Salem
Here’s something you might not be aware of: there are large numbers of young people with ADD who spend all day posting satanic imagery on the blogging-for-dummies site Tumblr. At any given moment one of them will post an image of a dead body, an all-seeing eye, a graveyard, a pentagram, an upside-down cross, or a still from Lars Von Trier’s Antichrist. Follow them long enough and one of them will inevitably post a song or the album art of Salem, every Child of the Corn’s new favourite band.
Salem is a three-piece from Chicago and Traverse City, MI made up of John Holland, Heather Marlatt, and Jack Donoghue. They’re young, they’re sexy, and their album art and videos all have an extremely slick aesthetic. Salem’s debut EP, a long sold-out white vinyl, came out in 2009 and had the best title of all time, Yes, I Smoke Crack.
Salem’s sound takes elements of ambient electronic, hip hop, and juke, and then mixes them in a very black cauldron with a litre of codeine syrup. Some people have labeled it witch house, a genre that probably won’t be getting its own section at HMV any time soon. I prefer to put it like this: Salem sounds like the apocalypse.
Since Yes, I Smoke Crack, Salem has quickly become a press darling. In über cool Dutch gay magazine Butt, John Holland frankly admits to being a teenage prostitute so he could buy drugs (even more damning, he admitted to working at American Apparel). Gothic art star Terrence Koh — who also happens to be Lady Gaga’s piano maker and an Emily Carr grad — photographed Salem for style bible V Magazine. And they recently performed at The Creators Project, sort of a hipster TED conference that’s organized by Vice Magazine and Intel.

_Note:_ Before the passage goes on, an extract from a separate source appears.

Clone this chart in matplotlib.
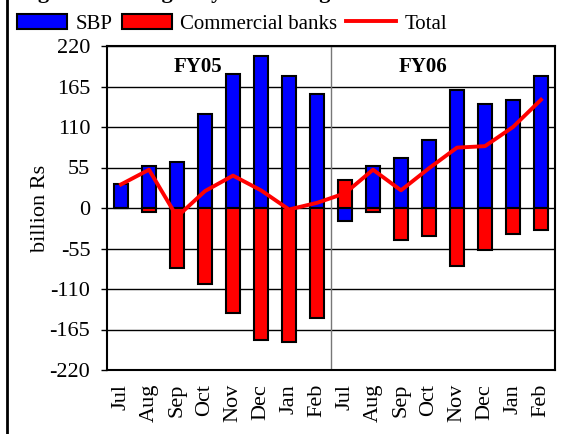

There are also some indications that Salem might not quite be the breath of Jehovah — at an SXSW showcase put on by The Fader in March, they were booed offstage. But for the most part, the early accolades are well deserved, as Salem has a refreshingly evil sound. Inaugural full-length, King Knight, comes out Sept. 28 on IAMSOUND. It’s an excellent, dare I say brilliant debut and a lock to make every web-based magazine’s Top 10 of ’10 list. If this is what the goths are listening to these days, pass me the black nail polish so I can get my brood on.